On n’a pas la moitié de la montée de faite que nous rattrapons nos premiers vélos. Les pauvres, la côte est tellement abrupte qu’ils doivent descendre du vélo pour la monter. Et avec la bouette, pas moyen de se donner un élan, alors… Bref, je préfère de loin être à pied. La première section de trail donne un bel avant-goût. Encore là, ça monte, ça descend. La surface est plus glissante que ce à quoi je m’attendais, me confortant dans ma décision de faire la distance au complet avec mes Salomon. Louise partait avec ses souliers de route, alors ça m’avait semé un doute. Je remarque également qu’il fait très sombre dans le bois, nous évoluons presque dans la pénombre. Je dois demeurer alerte, je n’ai vraiment pas le goût de me retrouver face contre terre…

Peu avant de sortir de la trail, je m’arrête pour une pause-pipi. Good, l’hydratation va bien. Il me faudra répéter le manège, sinon…  Je repars, puis m’arrête à nouveau. Tant qu’à faire, t’aurais bien pu resserrer tes souliers…  Chose faite, puis redépart. Je suis en pleine descente dans un chemin de terre (donc à fond ou à peu près) quand je jette un coup d’oeil à mon GPS, question de voir ma vitesse. Merde !  Je l’ai arrêté par réflexe quand j’ai fait ma pause !  Merde, merde !  Non seulement le temps indiqué n’est pas bon, mais la distance non plus. Tu parles d’un beau cabochon !

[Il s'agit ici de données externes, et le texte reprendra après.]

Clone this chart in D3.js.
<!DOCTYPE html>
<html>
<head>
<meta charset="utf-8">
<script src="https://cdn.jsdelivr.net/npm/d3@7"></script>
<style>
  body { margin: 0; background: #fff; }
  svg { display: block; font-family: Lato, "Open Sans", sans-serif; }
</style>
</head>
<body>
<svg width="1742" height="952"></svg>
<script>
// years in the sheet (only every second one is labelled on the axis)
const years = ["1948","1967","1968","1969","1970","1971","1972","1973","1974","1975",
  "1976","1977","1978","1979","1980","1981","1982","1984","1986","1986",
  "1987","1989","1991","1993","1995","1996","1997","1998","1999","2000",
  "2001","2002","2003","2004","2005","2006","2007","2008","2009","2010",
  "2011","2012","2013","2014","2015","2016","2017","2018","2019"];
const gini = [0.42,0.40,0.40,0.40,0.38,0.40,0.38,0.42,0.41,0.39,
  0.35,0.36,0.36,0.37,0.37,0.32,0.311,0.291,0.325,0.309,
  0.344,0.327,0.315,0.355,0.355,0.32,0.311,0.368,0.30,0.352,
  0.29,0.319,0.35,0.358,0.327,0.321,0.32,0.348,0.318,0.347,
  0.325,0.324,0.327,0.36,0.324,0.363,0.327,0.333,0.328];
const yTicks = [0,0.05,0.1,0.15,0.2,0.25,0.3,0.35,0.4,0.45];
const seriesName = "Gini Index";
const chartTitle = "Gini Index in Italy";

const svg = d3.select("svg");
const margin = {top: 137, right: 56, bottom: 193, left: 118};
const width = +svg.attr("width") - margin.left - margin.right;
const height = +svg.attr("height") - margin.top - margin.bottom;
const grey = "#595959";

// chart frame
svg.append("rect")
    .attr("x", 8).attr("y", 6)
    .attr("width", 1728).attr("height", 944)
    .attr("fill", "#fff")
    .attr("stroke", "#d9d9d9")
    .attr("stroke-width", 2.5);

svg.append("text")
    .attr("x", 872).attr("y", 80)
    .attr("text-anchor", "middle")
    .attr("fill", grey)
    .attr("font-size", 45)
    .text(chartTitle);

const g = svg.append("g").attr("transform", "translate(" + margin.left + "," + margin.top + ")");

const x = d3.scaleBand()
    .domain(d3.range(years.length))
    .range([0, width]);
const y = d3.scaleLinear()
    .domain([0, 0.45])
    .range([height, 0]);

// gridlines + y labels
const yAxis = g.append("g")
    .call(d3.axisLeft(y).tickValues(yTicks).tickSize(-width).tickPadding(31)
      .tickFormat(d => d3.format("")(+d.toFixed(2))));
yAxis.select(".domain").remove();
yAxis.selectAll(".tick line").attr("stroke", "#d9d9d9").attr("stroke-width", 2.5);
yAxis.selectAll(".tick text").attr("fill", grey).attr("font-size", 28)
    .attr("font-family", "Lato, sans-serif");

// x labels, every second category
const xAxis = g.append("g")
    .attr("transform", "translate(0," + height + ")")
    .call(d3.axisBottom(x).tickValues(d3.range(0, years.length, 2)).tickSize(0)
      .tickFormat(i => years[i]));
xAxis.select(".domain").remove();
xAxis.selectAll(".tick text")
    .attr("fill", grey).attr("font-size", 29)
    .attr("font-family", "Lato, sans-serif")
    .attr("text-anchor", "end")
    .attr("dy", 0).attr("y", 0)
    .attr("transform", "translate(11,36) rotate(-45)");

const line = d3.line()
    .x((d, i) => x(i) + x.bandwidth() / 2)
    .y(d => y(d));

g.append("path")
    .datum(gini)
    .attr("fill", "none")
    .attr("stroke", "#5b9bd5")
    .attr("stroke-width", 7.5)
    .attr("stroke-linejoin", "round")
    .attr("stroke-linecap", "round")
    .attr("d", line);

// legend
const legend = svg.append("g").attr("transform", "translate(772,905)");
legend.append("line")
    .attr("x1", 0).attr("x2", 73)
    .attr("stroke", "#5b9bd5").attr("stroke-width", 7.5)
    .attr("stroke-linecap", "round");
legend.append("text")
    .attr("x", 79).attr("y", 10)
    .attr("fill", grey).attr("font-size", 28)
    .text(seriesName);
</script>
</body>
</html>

Autre problème depuis quelques minutes: mon ventre. Presque depuis l’instant où nous sommes partis, j’ai commencé à faire des « backfires », mais ça n’avait aucune conséquence (à part m’embarrasser légèrement à chaque fois). Mais là, mon ventre commence à faire des siennes et je n’aime vraiment pas ça. Je pense à Patrice Godin qui avait eu des problèmes gastriques l’année passée, je pense évidemment aux nombreuses fois où mes intestins m’ont ordonné un retour précipité à la maison. Ce n’est pas parce que j’ai tout prévu que je dois nécessairement me servir de ce que j’ai apporté… Il me reste 70 km à faire, je ne pourrai jamais endurer ça tout ce temps-là.

Arrivé à Dart’s (mille 8.5, km 13.7), deuxième station d’aide (qui, ho surprise, est située en haut d’une côte), je suis un conseil de Louise: je saute sur les patates. J’en prends deux  morceaux dans ma bouche et en enfouis trois autres dans mes poches. Je cale deux verres d’eau, remplis une bouteille et repars.

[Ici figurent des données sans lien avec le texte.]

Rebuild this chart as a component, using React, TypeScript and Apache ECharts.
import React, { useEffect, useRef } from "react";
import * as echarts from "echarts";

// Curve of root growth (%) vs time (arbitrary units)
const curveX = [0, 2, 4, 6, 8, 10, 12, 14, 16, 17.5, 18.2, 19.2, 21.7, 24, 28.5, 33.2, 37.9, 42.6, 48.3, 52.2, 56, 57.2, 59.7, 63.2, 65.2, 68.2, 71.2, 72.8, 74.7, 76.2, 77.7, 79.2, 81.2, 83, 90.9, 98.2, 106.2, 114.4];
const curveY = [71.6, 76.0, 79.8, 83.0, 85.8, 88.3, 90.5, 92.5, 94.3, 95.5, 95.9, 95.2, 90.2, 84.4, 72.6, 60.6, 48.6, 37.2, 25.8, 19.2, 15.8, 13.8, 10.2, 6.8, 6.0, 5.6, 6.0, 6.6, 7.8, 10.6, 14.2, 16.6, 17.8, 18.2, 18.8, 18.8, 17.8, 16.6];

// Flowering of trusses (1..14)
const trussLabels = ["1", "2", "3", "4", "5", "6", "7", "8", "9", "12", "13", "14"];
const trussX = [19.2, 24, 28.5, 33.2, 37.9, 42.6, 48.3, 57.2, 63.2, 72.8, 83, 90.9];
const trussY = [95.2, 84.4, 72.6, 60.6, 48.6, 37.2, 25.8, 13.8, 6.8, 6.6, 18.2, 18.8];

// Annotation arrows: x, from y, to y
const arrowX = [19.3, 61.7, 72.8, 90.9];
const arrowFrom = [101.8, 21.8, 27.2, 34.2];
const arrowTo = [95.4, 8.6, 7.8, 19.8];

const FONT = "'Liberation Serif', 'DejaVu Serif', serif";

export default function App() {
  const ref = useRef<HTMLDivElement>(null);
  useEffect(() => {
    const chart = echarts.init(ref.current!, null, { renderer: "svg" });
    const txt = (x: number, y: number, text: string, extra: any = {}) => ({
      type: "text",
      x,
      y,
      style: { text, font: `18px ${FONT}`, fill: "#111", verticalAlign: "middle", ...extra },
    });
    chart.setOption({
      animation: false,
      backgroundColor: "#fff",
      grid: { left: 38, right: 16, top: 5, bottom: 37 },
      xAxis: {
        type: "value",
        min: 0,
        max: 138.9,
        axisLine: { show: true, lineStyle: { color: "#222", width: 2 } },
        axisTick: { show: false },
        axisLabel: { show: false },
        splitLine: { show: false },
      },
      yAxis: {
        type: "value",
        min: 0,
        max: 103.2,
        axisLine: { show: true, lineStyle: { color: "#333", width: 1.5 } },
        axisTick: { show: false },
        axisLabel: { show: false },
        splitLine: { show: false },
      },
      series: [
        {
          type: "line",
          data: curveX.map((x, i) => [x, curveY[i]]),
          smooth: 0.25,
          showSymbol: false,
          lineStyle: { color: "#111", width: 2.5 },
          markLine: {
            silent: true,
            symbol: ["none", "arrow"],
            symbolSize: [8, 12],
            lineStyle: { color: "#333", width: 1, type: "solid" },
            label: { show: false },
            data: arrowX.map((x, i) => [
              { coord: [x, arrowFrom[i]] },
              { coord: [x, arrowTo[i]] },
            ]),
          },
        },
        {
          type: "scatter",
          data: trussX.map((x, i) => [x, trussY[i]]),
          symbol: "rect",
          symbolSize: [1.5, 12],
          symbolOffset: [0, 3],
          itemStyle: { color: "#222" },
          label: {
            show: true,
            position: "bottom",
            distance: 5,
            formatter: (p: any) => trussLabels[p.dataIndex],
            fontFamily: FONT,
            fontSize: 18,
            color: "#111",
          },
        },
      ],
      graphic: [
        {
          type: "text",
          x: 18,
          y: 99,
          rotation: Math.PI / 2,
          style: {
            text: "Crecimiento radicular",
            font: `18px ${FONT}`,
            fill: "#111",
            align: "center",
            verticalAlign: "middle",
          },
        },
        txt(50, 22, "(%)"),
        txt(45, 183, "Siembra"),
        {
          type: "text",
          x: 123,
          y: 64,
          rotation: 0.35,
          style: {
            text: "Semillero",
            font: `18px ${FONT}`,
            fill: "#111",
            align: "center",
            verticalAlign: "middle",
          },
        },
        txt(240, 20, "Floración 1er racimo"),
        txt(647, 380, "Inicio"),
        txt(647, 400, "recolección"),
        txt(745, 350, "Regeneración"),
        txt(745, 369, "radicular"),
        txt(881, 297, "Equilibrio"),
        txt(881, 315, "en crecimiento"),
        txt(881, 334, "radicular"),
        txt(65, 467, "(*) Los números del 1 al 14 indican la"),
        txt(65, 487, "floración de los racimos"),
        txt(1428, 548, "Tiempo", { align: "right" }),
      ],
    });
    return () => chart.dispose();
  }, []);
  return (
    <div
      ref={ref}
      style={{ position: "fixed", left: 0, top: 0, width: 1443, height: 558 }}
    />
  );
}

J’ai déjà hâte à la prochaine station d’aide: Skunk Hollow, où Barbara m’attend. Les sections de trail et de chemin de terre se succèdent, je n’ai aucune espèce d’idée où je suis rendu. Une seule chose m’importe: les flèches noires sur fond rose qui nous indiquent par où passer. De toute façon, il y a encore pas mal de monde autour de moi, alors pas trop de danger de me perdre… pour le moment !

C’est fou par où il nous font passer: des sentiers étroits, des montées débiles, des descentes aussi pires. À un  moment donné, j’en ris tellement je trouve ça exagéré. Non mais, il faut être maso pour se lancer là-dedans !  Et le pire, c’est que je m’amuse comme un petit gars. Et comble de chance, à mesure que j’enfile les morceaux de patates, mes problèmes gastriques semblent s’éloigner. Coooool !  🙂  À ça, j’ajoute un gel, question d’avoir un peu de sucré pour compenser.

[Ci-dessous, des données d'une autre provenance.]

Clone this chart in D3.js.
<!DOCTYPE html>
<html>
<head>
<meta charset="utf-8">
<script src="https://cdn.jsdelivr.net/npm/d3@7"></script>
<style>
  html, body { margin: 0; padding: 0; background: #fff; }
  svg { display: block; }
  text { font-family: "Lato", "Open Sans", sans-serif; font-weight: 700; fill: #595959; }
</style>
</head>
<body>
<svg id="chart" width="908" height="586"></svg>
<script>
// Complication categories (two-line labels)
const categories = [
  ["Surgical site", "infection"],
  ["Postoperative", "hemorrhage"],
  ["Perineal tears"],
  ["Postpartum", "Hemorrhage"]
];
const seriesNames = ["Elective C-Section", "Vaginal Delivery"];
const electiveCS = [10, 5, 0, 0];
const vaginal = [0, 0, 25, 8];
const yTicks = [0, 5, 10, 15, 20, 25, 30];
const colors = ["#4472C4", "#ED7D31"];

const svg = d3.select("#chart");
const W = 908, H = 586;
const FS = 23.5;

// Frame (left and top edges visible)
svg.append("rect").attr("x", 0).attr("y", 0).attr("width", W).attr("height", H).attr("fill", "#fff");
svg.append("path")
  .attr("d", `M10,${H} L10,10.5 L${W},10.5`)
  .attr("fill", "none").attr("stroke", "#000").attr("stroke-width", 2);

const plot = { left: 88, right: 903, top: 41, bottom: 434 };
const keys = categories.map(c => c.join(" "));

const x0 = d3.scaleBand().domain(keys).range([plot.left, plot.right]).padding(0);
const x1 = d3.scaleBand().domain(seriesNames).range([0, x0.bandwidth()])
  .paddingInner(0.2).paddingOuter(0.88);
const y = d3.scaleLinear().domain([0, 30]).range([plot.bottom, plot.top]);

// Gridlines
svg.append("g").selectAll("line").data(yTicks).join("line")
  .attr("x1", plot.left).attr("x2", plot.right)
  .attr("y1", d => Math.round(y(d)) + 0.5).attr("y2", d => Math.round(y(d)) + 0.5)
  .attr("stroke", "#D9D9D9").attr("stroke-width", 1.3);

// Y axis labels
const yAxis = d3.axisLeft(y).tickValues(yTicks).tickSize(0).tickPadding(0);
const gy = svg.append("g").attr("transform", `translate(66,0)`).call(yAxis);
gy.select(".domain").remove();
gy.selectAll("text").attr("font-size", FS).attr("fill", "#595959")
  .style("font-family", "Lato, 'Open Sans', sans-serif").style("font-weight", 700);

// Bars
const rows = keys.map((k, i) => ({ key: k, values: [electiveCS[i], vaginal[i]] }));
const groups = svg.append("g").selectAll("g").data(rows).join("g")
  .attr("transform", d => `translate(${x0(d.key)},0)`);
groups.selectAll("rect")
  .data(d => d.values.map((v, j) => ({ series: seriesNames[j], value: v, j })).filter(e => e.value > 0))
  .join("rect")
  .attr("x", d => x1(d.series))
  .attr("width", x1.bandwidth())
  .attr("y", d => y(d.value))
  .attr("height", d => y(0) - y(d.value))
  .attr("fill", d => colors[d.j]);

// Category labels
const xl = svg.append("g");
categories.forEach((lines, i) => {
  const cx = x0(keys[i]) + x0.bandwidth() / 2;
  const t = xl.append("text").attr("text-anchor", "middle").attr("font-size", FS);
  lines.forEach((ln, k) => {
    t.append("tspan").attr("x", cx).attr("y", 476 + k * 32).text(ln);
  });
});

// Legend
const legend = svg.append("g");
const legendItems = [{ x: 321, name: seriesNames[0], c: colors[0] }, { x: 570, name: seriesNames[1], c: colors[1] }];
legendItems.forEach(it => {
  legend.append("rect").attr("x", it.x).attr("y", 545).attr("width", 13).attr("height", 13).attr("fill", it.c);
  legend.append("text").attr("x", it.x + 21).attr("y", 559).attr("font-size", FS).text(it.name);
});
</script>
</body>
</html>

Comme j’amorce une descente, j’aperçois un photographe. Pauvre gars, pogné là par une journée de pluie… Pas besoin de me forcer pour sourire, je m’amuse !

J’arrive à Skunk Hollow, youppi !!! 🙂

Pas tellement plus loin, je sens une certaine fébrilité dans l’air. On traverse un petit pont de bois et comme par magie, on sort dans un champ: c’est Skunk Hollow (mille 12.3, km 19.8). Yes !  Il y a pas mal de monde, je cherche Barbara du regard. Évidemment, c’est elle qui me voit en premier (je ne vois jamais rien…) et elle m’appelle. Je lui dis: « C’est complètement débile !  Maudit que j’ai du fun ! » avec un large sourire. On s’embrasse, puis elle se retourne pour me donner accès à mes choses, dans mon sac à dos. Je suis un peu déboussolé, ne sais pas trop quoi j’ai besoin. Ha oui, un gel. Et heu… ben rien d’autre, je pense. Charlotte quémande une caresse, je donne un autre bisou à ma tendre épouse et repars, rempli d’énergie, pour l’étape la plus difficile du parcours.